Skype has been extremely secretive about the technical details of their encryption technologies. They paid a few security consultants to conduct a review of the system, which, not surprisngly, was rewarded with rave reviews. However, some crypto geeks have been able to reverse engineer Skype, and have determined that by and large, the program does a pretty good job.

Skype's security is good enough, it seems, to stump the police and intelligence agencies in Germany. They've had to resort to paying 2500 euros per victim suspect to install malware that secretly records the audio as its recorded and played on the user's PC during a Skype call.

Thus, for most users, Skype is more than good enough - and a complete pain in the ass for law enforcement.
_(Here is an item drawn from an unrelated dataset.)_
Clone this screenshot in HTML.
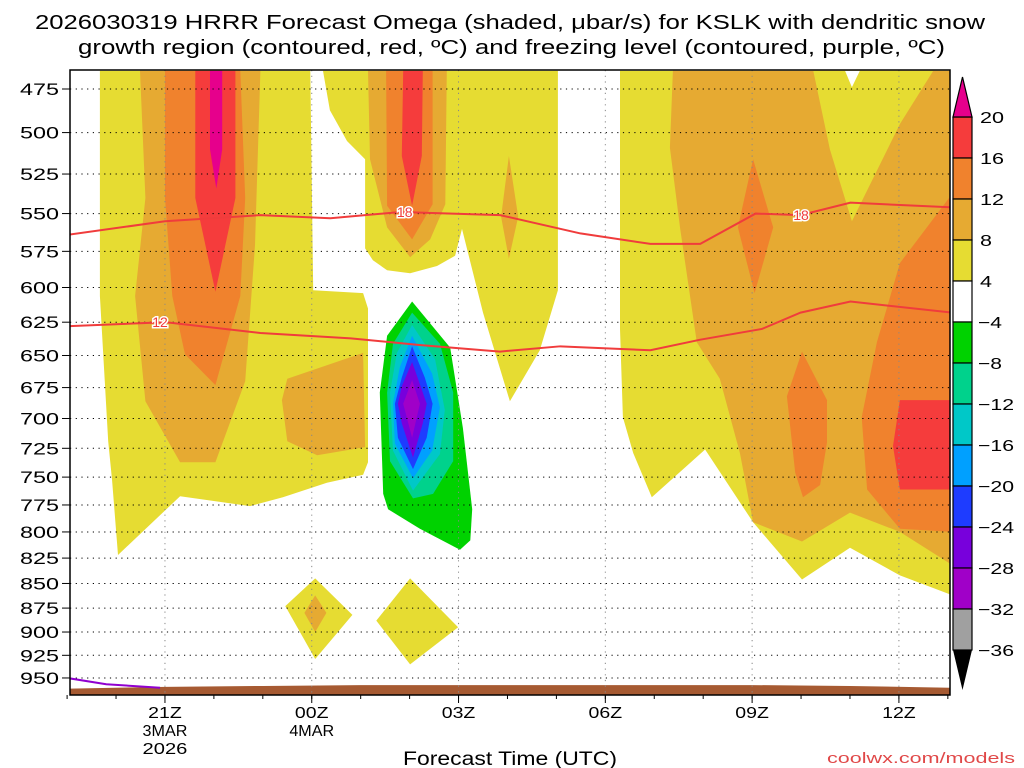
<!DOCTYPE html>
<html><head><meta charset="utf-8"><style>
body{margin:0;background:#fff;}
svg{display:block;font-family:"Liberation Sans",sans-serif;}
</style></head><body>
<svg id="chart" width="1024" height="768">
<text x="35" y="29" font-size="20" textLength="950" lengthAdjust="spacingAndGlyphs">2026030319 HRRR Forecast Omega (shaded, μbar/s) for KSLK with dendritic snow</text>
<text x="78" y="54" font-size="20" textLength="867" lengthAdjust="spacingAndGlyphs">growth region (contoured, red, ºC) and freezing level (contoured, purple, ºC)</text>
<defs><clipPath id="pc"><rect x="70" y="70" width="880" height="625"/></clipPath></defs>
<g id="fills" clip-path="url(#pc)"></g>
<g id="grid"></g>
<g id="lines" clip-path="url(#pc)"></g>
<rect x="70" y="70" width="880" height="625" fill="none" stroke="#000" stroke-width="1.5"/>
<g id="axes"></g>
<g id="cbar"></g>
<text x="403" y="765" font-size="19" textLength="214" lengthAdjust="spacingAndGlyphs">Forecast Time (UTC)</text>
<text x="827" y="763" font-size="15" fill="#e04848" textLength="188" lengthAdjust="spacingAndGlyphs">coolwx.com/models</text>
</svg>
<script>
const pressureTicks=[475,500,525,550,575,600,625,650,675,700,725,750,775,800,825,850,875,900,925,950];
const timeTickHours=[2,5,8,11,14,17];
const timeTickLabels=[["21Z","3MAR","2026"],["00Z","4MAR"],["03Z"],["06Z"],["09Z"],["12Z"]];
const cbarLevels=[20,16,12,8,4,-4,-8,-12,-16,-20,-24,-28,-32,-36];
const cbarColors=["#f53c3c","#f0822d","#e6aa32","#e6dc32","#ffffff","#00d200","#00d28c","#00c8c8","#00a0ff","#1e3cff","#7800dc","#a000c8","#a0a0a0"];
// shaded regions as polygons of [hour, hPa], drawn in level order
const yellowRegions=[
[[0.67,465],[4.97,465],[5.03,602],[6.05,604],[6.15,615],[6.15,737],[6.05,748],[5.31,755],[4.41,768],[3.74,776],[2.31,767],[1.04,822],[0.92,753],[0.84,719],[0.67,606]],
[[5.23,465],[10.03,465],[10.03,602],[9.66,646],[9.05,686],[8.5,618],[8.07,560],[7.93,578],[7.56,585],[7.01,590],[6.54,588],[6.25,581],[6.09,573],[6.09,516],[5.72,505],[5.37,487]],
[[11.3,465],[18.1,465],[18.1,862],[17.02,842],[16.0,815],[15.02,846],[14.02,791],[13.04,726],[11.95,768],[11.57,729],[11.36,699],[11.3,630]],
[[4.46,873],[5.07,845],[5.83,882],[5.07,929]],
[[6.32,888],[7.01,845],[7.99,895],[7.01,935]]];
const lightOrangeRegions=[
[[1.49,465],[3.95,465],[3.84,571],[3.64,670],[3.03,737],[2.31,737],[1.6,686],[1.39,606],[1.6,540]],
[[6.15,465],[7.76,465],[7.73,544],[7.42,567],[7.01,579],[6.54,559],[6.19,516]],
[[4.5,668],[6.05,648],[6.09,724],[5.11,731],[4.5,719],[4.39,685]],
[[9.03,514],[9.22,552],[9.03,580],[8.87,552]],
[[12.38,465],[18.1,465],[18.1,832],[17.02,800],[16.0,782],[15.02,809],[14.02,791],[13.75,729],[13.34,668],[12.87,640],[12.53,560],[12.32,509]],
[[5.07,862],[5.3,880],[5.07,900],[4.85,880]]];
const innerYellowRegions=[[[15.25,465],[15.59,510],[16.04,555],[17.02,495],[17.7,465]]];
const whiteRegions=[[[15.9,465],[16.04,474],[16.2,465]]];
const orangeRegions=[
[[2.0,465],[3.54,465],[3.64,540],[3.54,606],[3.03,673],[2.41,649],[2.15,606],[2.0,540]],
[[6.52,465],[7.47,465],[7.47,544],[7.05,567],[6.54,545]],
[[14.02,516],[14.43,559],[14.05,604],[13.71,559]],
[[18.1,537],[18.1,800],[17.02,797],[16.35,761],[16.24,699],[16.55,640],[17.02,583]],
[[15.02,647],[15.53,685],[15.53,720],[15.39,757],[15.04,768],[14.88,746],[14.71,682]]];
const redRegions=[
[[2.62,465],[3.44,465],[3.44,540],[3.03,603],[2.62,540]],
[[6.87,465],[7.27,465],[7.25,514],[7.05,545],[6.84,514]],
[[17.02,685],[18.1,685],[18.1,761],[17.02,761],[16.88,723]]];
const magentaRegions=[[[2.92,465],[3.17,465],[3.17,510],[3.05,534],[2.92,510]]];
const negColors=["#00d200","#00d28c","#00c8c8","#00a0ff","#1e3cff","#7800dc","#a000c8"];
const negRegions=[
[[7.05,610],[7.83,644],[8.09,708],[8.28,779],[8.24,808],[8.03,817],[7.21,797],[6.56,779],[6.46,765],[6.39,679],[6.54,635]],
[[7.05,618],[7.62,641],[7.89,679],[7.89,736],[7.48,765],[7.07,769],[6.6,736],[6.54,679],[6.66,641]],
[[7.05,627],[7.52,653],[7.72,693],[7.62,730],[7.07,762],[6.66,727],[6.6,679],[6.74,648]],
[[7.05,635],[7.46,664],[7.62,691],[7.46,727],[7.07,751],[6.7,721],[6.66,688],[6.8,659]],
[[7.05,643],[7.31,667],[7.47,688],[7.35,716],[7.07,743],[6.76,716],[6.7,688],[6.84,667]],
[[7.05,655],[7.27,679],[7.35,688],[7.27,704],[7.07,733],[6.84,704],[6.76,688],[6.84,674]],
[[7.05,669],[7.21,688],[7.05,716],[6.87,688]]];
const dgzTopHours=[0,2,3.95,5.38,6.81,8.85,10.49,11.92,12.94,14.07,14.99,16.01,18.1];
const dgzTopP=[564,555,551,553,549,551,563,570,570,550,551,543,546];
const dgzBotHours=[0,2,3.95,5.8,7.2,8.85,10.08,11.92,12.94,14.2,14.99,16.01,18.1];
const dgzBotP=[628,625,633,637,642,647,643,646,638,630,618,610,618];
const frzHours=[0,0.8,1.9];
const frzP=[950,957,961];
const sfcHours=[0,2,4,6,8,10,12,14,16,18.1];
const sfcP=[962,960,959,958,958,958,958,958,959,961];

const X=h=>67.1+48.93*h;
const Y=p=>89+849.7*Math.log(p/475);
const NS="http://www.w3.org/2000/svg";
function mk(parent,tag,attrs){const e=document.createElementNS(NS,tag);for(const k in attrs)e.setAttribute(k,attrs[k]);document.getElementById(parent).appendChild(e);return e;}
function pts(poly){return poly.map(q=>X(q[0]).toFixed(1)+","+Y(q[1]).toFixed(1)).join(" ");}
function drawSet(set,color,name){set.forEach((poly,i)=>{const e=mk("fills","polygon",{points:pts(poly),fill:color});

});}
drawSet(yellowRegions,"#e6dc32","omega-4-8");
drawSet(lightOrangeRegions,"#e6aa32","omega-8-12");
drawSet(innerYellowRegions,"#e6dc32","omega-4-8-inner");
drawSet(whiteRegions,"#ffffff","omega-below-4");
drawSet(orangeRegions,"#f0822d","omega-12-16");
drawSet(redRegions,"#f53c3c","omega-16-20");
drawSet(magentaRegions,"#e6008c","omega-gt20");
negRegions.forEach((poly,i)=>{const e=mk("fills","polygon",{points:pts(poly),fill:negColors[i]});

});
{let d="M"+X(sfcHours[0])+","+Y(sfcP[0]);for(let i=1;i<sfcHours.length;i++)d+=" L"+X(sfcHours[i])+","+Y(sfcP[i]);
d+=" L"+X(18.1)+",700 L"+X(0)+",700 Z";const e=mk("fills","path",{d:d,fill:"#a65a32"});

}
pressureTicks.forEach(p=>{const y=Y(p);
const g=mk("grid","line",{x1:70,x2:950,y1:y,y2:y,stroke:"#000","stroke-dasharray":"1.2,4.5","stroke-width":1});


const t=mk("axes","line",{x1:62,x2:70,y1:y,y2:y,stroke:"#000"});


const l=mk("axes","text",{x:20,y:y+6,"font-size":17,textLength:39,lengthAdjust:"spacingAndGlyphs"});l.textContent=p;

});
timeTickHours.forEach((h,i)=>{const x=X(h);
const g=mk("grid","line",{x1:x,x2:x,y1:70,y2:695,stroke:"#888","stroke-dasharray":"1.2,4.5","stroke-width":1});


const t=mk("axes","line",{x1:x,x2:x,y1:695,y2:703,stroke:"#000"});


timeTickLabels[i].forEach((s,j)=>{const w=s.length*11.2;const l=mk("axes","text",{x:x-w/2,y:718+j*18,"font-size":16,textLength:w,lengthAdjust:"spacingAndGlyphs"});l.textContent=s;

});});
for(let h=0;h<=18;h++){const t=mk("axes","line",{x1:X(h),x2:X(h),y1:695,y2:699,stroke:"#000"});

}
function line(hs,ps,color,name){const e=mk("lines","polyline",{points:hs.map((h,i)=>X(h)+","+Y(ps[i])).join(" "),fill:"none",stroke:color,"stroke-width":2});

}
line(dgzTopHours,dgzTopP,"#f03c3c","dgz-contour-minus18");
line(dgzBotHours,dgzBotP,"#f03c3c","dgz-contour-minus12");
line(frzHours,frzP,"#9000d0","freezing-level-contour");
[[6.9,549,"-18"],[15.0,551,"-18"],[1.9,625,"-12"]].forEach((c,i)=>{const l=mk("lines","text",{x:X(c[0]),y:Y(c[1])+5,"text-anchor":"middle","font-size":14,fill:"#f03c3c",stroke:"#fff","stroke-width":3,"paint-order":"stroke"});l.textContent=c[2].replace("-","");

});
const cbTop=117,cbStep=41,cx0=953,cx1=972;
cbarColors.forEach((c,i)=>{const r=mk("cbar","rect",{x:cx0,y:cbTop+i*cbStep,width:cx1-cx0,height:cbStep,fill:c,stroke:"#000","stroke-width":1.2});

});
{const t=mk("cbar","polygon",{points:`${cx0},${cbTop} ${cx1},${cbTop} ${(cx0+cx1)/2},77`,fill:"#e6008c",stroke:"#000","stroke-width":1.2});


const yb=cbTop+cbarColors.length*cbStep;
const b=mk("cbar","polygon",{points:`${cx0},${yb} ${cx1},${yb} ${(cx0+cx1)/2},690`,fill:"#000"});

}
cbarLevels.forEach((v,i)=>{const s=v<0?"\u2212"+(-v):String(v);const w=s.length*12;const l=mk("cbar","text",{x:v<0?978:980,y:cbTop+i*cbStep+6,"font-size":16,textLength:w,lengthAdjust:"spacingAndGlyphs"});l.textContent=s;

});
</script>
</body></html>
For those users not willing to trust their communications to a closed-source communications system, the gold standard really is Zfone, an encrypted VOIP solution made by famed cryptographer and cypherpunk Phil Zimmerman. While it's easily the best tool out there, it unfortunately suffers from the network effect -- that is, there really isn't anyone using it right now.... and Skype has, in a few years, become the most widely deployed cryptographic application ever.

If you can get your pals to install it, go for Zfone, but for those you can't, Skype is probably good enough.

Anonymous Web Surfing

One word: Tor. If you're not using it already, you need to be.

Encrypted Computer Data

Both Microsoft Windows Vista and Mac OS X include encrypted disk support out of the box. While I can't speak to the Windows experience, I can say that encrypted disk support is a piece of cake on the Mac. As recent court cases have shown, this disk encryption can be a total roadblock for law enforcement, and can completely derail any attempted investigation or prosecution.

Mobile phones

As fans of the HBO show The Wire will already know, mobile phone privacy and anonymity is something that there is a significant market need for. For now, psuedo-anonymity can potentially be achieved through the use of prepaid phones, but this provides no safety against a government agent with a wiretap order (or a spying agency willing to break the law).

For now, we as consumers are left out in the cold. However, the rise of devices such as the iPhone and Google's Android OS do give me some hope. If we get Skype on mobile phones (a not so unrealistic possibility), law enforcement is going to have a very very tough time. Furthermore, if we can replace SMS text messages with off-the-record encrypted IMs, users will finally get the privacy they deserve.

While we can't rely on Steve Jobs to bring this to us, there is a decent chance that Google's Android system may end up having these features. It's an open platform, right? So it's just a matter of time until someone hacks it up, and releases it.